The data below holds the lines to copy: everything from the line containing "Reproduce this chart with D3.js." to the line containing "const left = 90, right = 668;", both ends included, set down exactly.

** Raw records **
** START **
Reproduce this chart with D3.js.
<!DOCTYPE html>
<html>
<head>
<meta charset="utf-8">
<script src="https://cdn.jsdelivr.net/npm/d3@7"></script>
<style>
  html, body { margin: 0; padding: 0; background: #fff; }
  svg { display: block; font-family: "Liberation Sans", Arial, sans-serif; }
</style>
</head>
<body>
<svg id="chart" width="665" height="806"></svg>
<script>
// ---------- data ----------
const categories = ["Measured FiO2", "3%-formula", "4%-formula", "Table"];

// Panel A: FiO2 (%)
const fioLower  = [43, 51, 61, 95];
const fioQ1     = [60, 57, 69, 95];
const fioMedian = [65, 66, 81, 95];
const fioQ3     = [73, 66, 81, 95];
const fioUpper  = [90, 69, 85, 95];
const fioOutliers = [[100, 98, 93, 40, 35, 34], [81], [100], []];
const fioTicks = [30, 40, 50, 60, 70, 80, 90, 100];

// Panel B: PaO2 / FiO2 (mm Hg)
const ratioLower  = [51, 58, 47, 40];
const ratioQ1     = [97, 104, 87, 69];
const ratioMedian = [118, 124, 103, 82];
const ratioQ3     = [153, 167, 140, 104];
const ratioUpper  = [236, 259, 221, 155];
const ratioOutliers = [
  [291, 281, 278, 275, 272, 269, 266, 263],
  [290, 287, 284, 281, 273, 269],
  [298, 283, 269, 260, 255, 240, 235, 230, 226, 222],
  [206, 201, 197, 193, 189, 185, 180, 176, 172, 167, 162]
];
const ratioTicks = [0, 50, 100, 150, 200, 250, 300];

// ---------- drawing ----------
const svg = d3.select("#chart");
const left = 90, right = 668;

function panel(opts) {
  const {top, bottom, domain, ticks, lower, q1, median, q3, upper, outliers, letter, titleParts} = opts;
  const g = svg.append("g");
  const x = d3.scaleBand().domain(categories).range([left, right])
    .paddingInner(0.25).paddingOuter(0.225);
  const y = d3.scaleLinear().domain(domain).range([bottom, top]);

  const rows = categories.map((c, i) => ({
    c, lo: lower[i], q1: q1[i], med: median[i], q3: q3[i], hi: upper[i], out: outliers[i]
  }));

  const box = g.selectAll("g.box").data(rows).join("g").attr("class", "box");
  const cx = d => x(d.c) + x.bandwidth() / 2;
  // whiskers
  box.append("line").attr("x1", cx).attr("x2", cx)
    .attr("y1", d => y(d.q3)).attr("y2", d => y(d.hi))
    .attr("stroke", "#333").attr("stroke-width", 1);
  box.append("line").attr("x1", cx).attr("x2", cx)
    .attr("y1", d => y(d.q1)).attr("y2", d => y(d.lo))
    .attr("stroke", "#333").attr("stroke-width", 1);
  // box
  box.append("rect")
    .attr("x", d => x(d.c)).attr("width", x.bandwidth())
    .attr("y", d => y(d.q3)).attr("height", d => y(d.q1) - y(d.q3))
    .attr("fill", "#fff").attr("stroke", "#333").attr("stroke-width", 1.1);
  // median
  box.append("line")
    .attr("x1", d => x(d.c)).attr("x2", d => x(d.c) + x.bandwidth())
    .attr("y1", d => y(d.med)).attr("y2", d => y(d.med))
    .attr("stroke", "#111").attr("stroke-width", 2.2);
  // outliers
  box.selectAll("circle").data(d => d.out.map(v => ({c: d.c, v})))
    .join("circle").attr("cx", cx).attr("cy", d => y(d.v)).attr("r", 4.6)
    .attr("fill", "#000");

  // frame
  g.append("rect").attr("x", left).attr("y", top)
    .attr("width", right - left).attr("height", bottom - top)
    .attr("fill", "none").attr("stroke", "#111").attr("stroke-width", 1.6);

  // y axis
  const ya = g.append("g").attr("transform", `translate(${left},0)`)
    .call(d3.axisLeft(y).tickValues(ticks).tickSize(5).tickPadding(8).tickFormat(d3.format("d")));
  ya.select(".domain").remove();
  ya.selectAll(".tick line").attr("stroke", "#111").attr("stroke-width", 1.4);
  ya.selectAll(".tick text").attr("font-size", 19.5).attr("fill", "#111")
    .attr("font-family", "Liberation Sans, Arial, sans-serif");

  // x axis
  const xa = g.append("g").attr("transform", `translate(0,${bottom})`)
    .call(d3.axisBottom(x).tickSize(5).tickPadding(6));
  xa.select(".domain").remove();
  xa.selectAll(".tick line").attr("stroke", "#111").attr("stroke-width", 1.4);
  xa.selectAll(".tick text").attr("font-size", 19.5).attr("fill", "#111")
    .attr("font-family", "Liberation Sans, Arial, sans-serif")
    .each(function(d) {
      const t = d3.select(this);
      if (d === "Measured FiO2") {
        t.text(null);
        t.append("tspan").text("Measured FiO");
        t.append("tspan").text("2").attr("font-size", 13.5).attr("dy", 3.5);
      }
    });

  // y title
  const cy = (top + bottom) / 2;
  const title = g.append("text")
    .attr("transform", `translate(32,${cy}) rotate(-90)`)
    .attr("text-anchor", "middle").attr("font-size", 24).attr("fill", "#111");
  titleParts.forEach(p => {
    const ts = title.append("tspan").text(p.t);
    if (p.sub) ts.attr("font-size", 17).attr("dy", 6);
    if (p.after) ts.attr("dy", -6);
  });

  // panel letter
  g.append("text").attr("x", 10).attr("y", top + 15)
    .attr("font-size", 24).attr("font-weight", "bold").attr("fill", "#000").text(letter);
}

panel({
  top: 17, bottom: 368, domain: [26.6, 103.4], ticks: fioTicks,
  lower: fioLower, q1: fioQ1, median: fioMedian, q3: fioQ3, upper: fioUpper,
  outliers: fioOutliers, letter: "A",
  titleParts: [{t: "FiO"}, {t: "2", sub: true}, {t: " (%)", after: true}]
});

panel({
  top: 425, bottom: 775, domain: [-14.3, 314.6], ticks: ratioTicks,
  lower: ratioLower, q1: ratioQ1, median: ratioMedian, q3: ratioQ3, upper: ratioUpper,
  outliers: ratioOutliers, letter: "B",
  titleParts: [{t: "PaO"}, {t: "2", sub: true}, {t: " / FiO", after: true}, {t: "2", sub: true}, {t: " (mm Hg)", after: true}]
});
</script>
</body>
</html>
** END **
** START **
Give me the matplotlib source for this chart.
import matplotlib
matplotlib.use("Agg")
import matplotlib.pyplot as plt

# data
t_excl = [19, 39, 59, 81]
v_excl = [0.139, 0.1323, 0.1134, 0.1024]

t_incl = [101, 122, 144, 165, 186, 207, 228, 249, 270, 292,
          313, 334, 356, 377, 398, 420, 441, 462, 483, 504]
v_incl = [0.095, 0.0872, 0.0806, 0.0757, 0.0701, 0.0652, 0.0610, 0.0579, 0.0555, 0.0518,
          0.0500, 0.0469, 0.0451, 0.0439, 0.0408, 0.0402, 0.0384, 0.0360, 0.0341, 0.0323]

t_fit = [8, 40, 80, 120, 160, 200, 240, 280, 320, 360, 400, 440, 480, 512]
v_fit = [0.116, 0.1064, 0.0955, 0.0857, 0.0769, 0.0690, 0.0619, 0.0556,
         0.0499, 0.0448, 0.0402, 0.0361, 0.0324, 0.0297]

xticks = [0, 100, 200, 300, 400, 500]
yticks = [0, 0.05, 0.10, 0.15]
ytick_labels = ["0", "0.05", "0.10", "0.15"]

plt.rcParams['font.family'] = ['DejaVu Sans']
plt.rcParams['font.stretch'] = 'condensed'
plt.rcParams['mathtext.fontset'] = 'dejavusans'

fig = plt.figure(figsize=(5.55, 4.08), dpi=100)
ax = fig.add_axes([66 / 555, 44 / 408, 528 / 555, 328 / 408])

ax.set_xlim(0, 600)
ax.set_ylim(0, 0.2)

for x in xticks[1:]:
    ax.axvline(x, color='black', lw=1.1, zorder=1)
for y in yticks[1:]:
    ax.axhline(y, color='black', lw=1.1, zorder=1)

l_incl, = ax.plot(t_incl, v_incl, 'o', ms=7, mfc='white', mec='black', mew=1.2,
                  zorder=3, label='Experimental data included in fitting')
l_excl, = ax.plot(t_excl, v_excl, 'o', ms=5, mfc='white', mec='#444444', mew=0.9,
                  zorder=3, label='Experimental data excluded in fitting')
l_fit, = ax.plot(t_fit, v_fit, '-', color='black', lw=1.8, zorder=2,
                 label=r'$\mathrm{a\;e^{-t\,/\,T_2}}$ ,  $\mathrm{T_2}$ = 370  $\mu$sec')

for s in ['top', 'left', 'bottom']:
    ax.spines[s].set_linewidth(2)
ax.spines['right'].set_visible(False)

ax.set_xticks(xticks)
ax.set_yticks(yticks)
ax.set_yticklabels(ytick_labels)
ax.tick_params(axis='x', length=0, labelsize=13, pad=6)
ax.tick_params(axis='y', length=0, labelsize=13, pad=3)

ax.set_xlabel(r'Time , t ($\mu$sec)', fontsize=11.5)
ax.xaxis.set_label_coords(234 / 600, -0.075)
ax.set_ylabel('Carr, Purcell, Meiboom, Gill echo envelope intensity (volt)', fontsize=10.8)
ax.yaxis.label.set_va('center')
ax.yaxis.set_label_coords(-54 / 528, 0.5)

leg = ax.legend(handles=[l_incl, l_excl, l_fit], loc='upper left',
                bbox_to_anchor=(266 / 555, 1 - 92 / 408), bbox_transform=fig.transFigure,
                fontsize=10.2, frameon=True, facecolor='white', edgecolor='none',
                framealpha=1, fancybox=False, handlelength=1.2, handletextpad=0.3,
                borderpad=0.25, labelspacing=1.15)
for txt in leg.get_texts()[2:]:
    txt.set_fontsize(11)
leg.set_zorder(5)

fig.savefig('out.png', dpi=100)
** END **
** Expected output **
Reproduce this chart with D3.js.
<!DOCTYPE html>
<html>
<head>
<meta charset="utf-8">
<script src="https://cdn.jsdelivr.net/npm/d3@7"></script>
<style>
  html, body { margin: 0; padding: 0; background: #fff; }
  svg { display: block; font-family: "Liberation Sans", Arial, sans-serif; }
</style>
</head>
<body>
<svg id="chart" width="665" height="806"></svg>
<script>
// ---------- data ----------
const categories = ["Measured FiO2", "3%-formula", "4%-formula", "Table"];

// Panel A: FiO2 (%)
const fioLower  = [43, 51, 61, 95];
const fioQ1     = [60, 57, 69, 95];
const fioMedian = [65, 66, 81, 95];
const fioQ3     = [73, 66, 81, 95];
const fioUpper  = [90, 69, 85, 95];
const fioOutliers = [[100, 98, 93, 40, 35, 34], [81], [100], []];
const fioTicks = [30, 40, 50, 60, 70, 80, 90, 100];

// Panel B: PaO2 / FiO2 (mm Hg)
const ratioLower  = [51, 58, 47, 40];
const ratioQ1     = [97, 104, 87, 69];
const ratioMedian = [118, 124, 103, 82];
const ratioQ3     = [153, 167, 140, 104];
const ratioUpper  = [236, 259, 221, 155];
const ratioOutliers = [
  [291, 281, 278, 275, 272, 269, 266, 263],
  [290, 287, 284, 281, 273, 269],
  [298, 283, 269, 260, 255, 240, 235, 230, 226, 222],
  [206, 201, 197, 193, 189, 185, 180, 176, 172, 167, 162]
];
const ratioTicks = [0, 50, 100, 150, 200, 250, 300];

// ---------- drawing ----------
const svg = d3.select("#chart");
const left = 90, right = 668;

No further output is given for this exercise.